FDP-Finanzexperte Hermann Otto Solms wird als möglicher neuer Bundesfinanzminister gehandelt.

(Foto: AP)

Erwartet wird, dass sich die Neu-Koalitionäre zumindest auf kleinere Steuersenkungen schon Anfang 2010 verständigen. So könnte auch der Kinderfreibetrag im Januar von jährlich 6024 auf dann 8004 Euro angehoben werden.

Augenmaß erforderlich

Die Union warnte die FDP vor überzogenen Forderungen. CDU-Unterhändler Steffen Kampeter hält die FDP-Steuersenkungsvorschläge für "irreal", "rechtswidrig oder unsozial" und mahnt Realitätssinn an: "Es besteht wenig Spielraum für große Sprünge." Eine Entlastung von 35 Milliarden Euro sei nicht machbar. Die Union plant Entlastungsschritte in einem Umfang von 15 Milliarden Euro. FDP-Finanzexperte Carl-Ludwig Thiele verwies dagegen auf günstigere Prognosen für Wirtschaftswachstum sowie Steuern. Der "Bild"-Zeitung" sagte er: "Um Wachstum zu erzielen, sind Steuersenkungen daher das beste Mittel."

Hessens CDU-Regierungschef Roland Koch aber auch - obwohl er bisher einen Gang nach Berlin stets dementiert hat.

Hessens CDU-Regierungschef Roland Koch aber auch - obwohl er bisher einen Gang nach Berlin stets dementiert hat.

(Foto: dpa)

Ob diese Rechung aufgeht, ist allerdings umstritten. Der Leiter der Abteilung Staat beim Deutschen Institut für Wirtschaftsforschung (DIW), Viktor Steiner, sagte Reuters, der konjunkturelle Effekt von Steuersenkungen sei relativ gering. Wer viel verdiene, werde kaum mehr konsumieren, wenn er mehr in der Tasche habe. Besser wären niedrigere Sozialabgaben oder ein höheres Kindergeld. Auch Giacomo Corneo, Experte für öffentliche Finanzen der FU Berlin,  ist der Auffassung, dass ein dauerhaftes Wohlstandswachstum so nicht zu erreichen ist. "Diese Steuersenkungsvorschläge sind höchst problematisch hinsichtlich der Verschuldungssituation des Staates", sagte Corneo im Gespräch mit n-tv.de. Steuersenkungen haben laut Corneo eine eher "niedrige Auswirkung auf das Wirtschaftswachstum".

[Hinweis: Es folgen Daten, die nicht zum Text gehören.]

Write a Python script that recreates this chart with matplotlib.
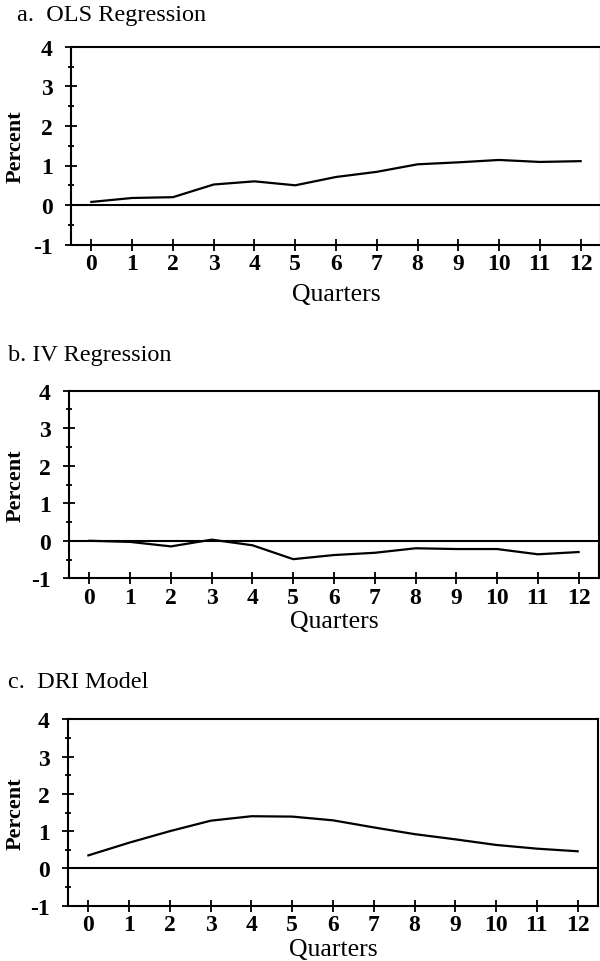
import numpy as np
import matplotlib.pyplot as plt

plt.rcParams['font.family'] = ['Liberation Serif', 'DejaVu Serif']

quarters = list(range(13))
ols = [0.08, 0.18, 0.20, 0.52, 0.60, 0.50, 0.71, 0.84, 1.03, 1.08, 1.14, 1.09, 1.11]
iv = [0.00, -0.03, -0.15, 0.03, -0.12, -0.49, -0.38, -0.32, -0.20, -0.22, -0.22, -0.36, -0.30]
dri = [0.35, 0.69, 1.00, 1.28, 1.40, 1.39, 1.29, 1.10, 0.92, 0.78, 0.63, 0.53, 0.46]

titles = ['a.  OLS Regression', 'b. IV Regression', 'c.  DRI Model']
ytick_vals = [-1, 0, 1, 2, 3, 4]
ytick_text = ['-1', '0', '1', '2', '3', '4']
series = [ols, iv, dri]

W, H = 600, 962
fig = plt.figure(figsize=(W / 100, H / 100), dpi=100)

# pixel boxes: left, top, bottom of each panel (from the scan)
pix = [(71, 47.7, 245.7), (69, 391.7, 579.3), (68, 720.3, 906.7)]
xlab_off = [49, 43, 43]
title_pos = [(17, 15), (8, 356), (8, 683)]

for vals, title, (lft, top, bot), xo, tp in zip(series, titles, pix, xlab_off, title_pos):
    ax = fig.add_axes((lft / W, 1 - bot / H, 530 / W, (bot - top) / H))
    ax.plot(quarters, vals, color='black', lw=1.6)
    ax.axhline(0, color='black', lw=1.5)
    ax.set_xlim(-0.5, 12.5)
    ax.set_ylim(-1, 4)
    ax.set_xticks(quarters)
    ax.set_yticks(ytick_vals)
    ax.set_yticklabels(ytick_text)
    ax.set_yticks(np.arange(-0.5, 4, 1.0), minor=True)
    for s in ax.spines.values():
        s.set_linewidth(1.5)
    ax.tick_params(axis='both', which='major', direction='inout', length=8, width=1.3,
                   labelsize=17)
    ax.tick_params(axis='y', which='minor', direction='inout', length=4, width=1.3)
    ax.tick_params(axis='y', pad=9)
    ax.tick_params(axis='x', pad=2)
    for lab in ax.get_xticklabels() + ax.get_yticklabels():
        lab.set_fontweight('bold')
    ax.set_ylabel('Percent', fontsize=16, fontweight='bold', va='center')
    ax.yaxis.set_label_coords(-(lft - 16) / 530, 0.5)
    ax.set_xlabel('Quarters', fontsize=18.5, va='center')
    ax.xaxis.set_label_coords(0.5, -xo / (bot - top))
    fig.text(tp[0] / W, 1 - tp[1] / H, title, fontsize=17.5, va='center', ha='left')

fig.savefig('out.png', dpi=100)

Kalte Progression soll gemindert werden

CDU, CSU und FDP ist zudem die kalte Progression ein Dorn im Auge. Weil der Steuertarif lange nicht mehr an die Inflation angepasst wurde, schöpft der Staat durch diesen Effekt einen Teil von Lohnerhöhungen wieder ab. Steiner zeigte sich wegen der Kassenlage allerdings skeptisch, dass der neuen Koalition an dieser Stelle ein Durchbruch gelingen werde: "Im Moment sehe ich wenig Spielraum, die kalte Progression zu bekämpfen." Nach seiner Rechung legt die Steuerbelastung um fast zwei Prozent zu, wenn das Einkommen eines Steuerzahlers um ein Prozent steigt. "Über diesen Mechanismus ist schon einige Male der Staatshaushalt saniert worden", so Steiner.

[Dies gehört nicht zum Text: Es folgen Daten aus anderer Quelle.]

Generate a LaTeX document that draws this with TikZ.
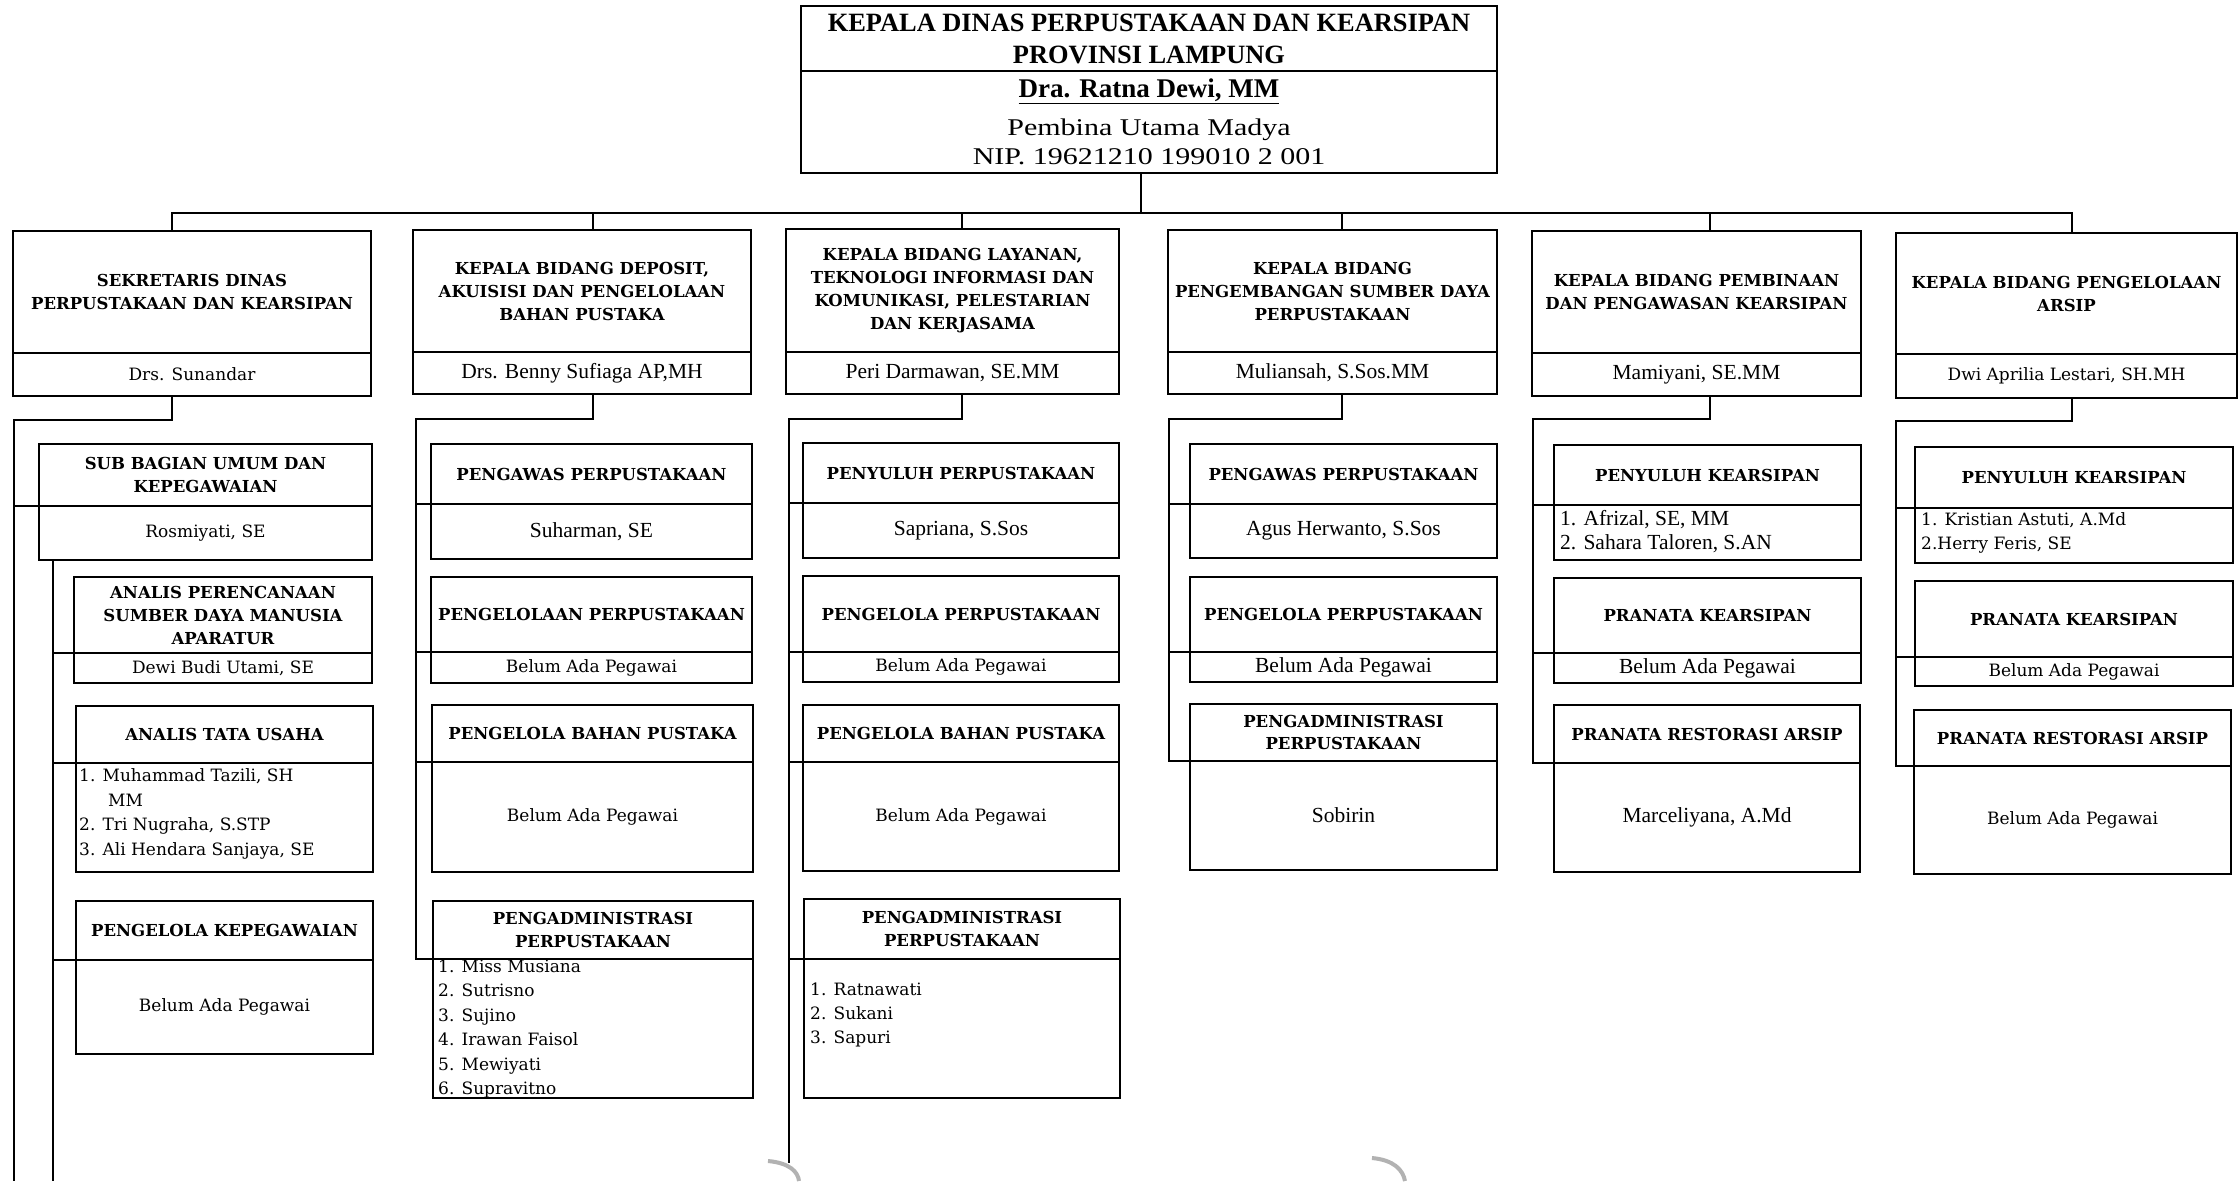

Am Anfang steht ein Kassensturz

Georg Fahrenschon von der CSU ist erst einmal fürs Zählen.

Georg Fahrenschon von der CSU ist erst einmal fürs Zählen.

(Foto: picture-alliance/ dpa)

Nach Angaben der CSU steht in der ersten Verhandlungsrunde erst einmal ein Kassensturz an. Ein Bundeshaushalt von 330 Milliarden Euro biete gewisse Möglichkeiten. Bayerns Finanzminister Georg Fahrenschon (CSU) sagte, es werde eine Anfangsbilanz aufgestellt, die Spielräume beschreibe.

Die Koalitionsarbeitsgruppe Steuern/Finanzen/Haushalt steht unter Führung von Kanzleramtschef Thomas de Maizière (CDU) und FDP-Finanzexperte Hermann Otto Solms. Solms ist als möglicher neuer Bundesfinanzminister im Gespräch.

Die CDU ist auch mit Hessens Ministerpräsident Roland Koch (CDU) vertreten, der in den vergangenen Jahren Steuerreformen und Vorschläge für den Subventionsabbau ausgearbeitet hatte. Koch wird ebenfalls als möglicher neuer Ressortchef gehandelt. Die CSU ist unter anderem mit Bayerns Finanzminister Fahrenschon in der Arbeitsgruppe präsent.

Eine Einigung zu dem Kernthema dürften erst die Parteichefs Angela Merkel (CDU), Horst Seehofer (CSU) und Guido Westerwelle (FDP) am Ende der Verhandlungen erzielen.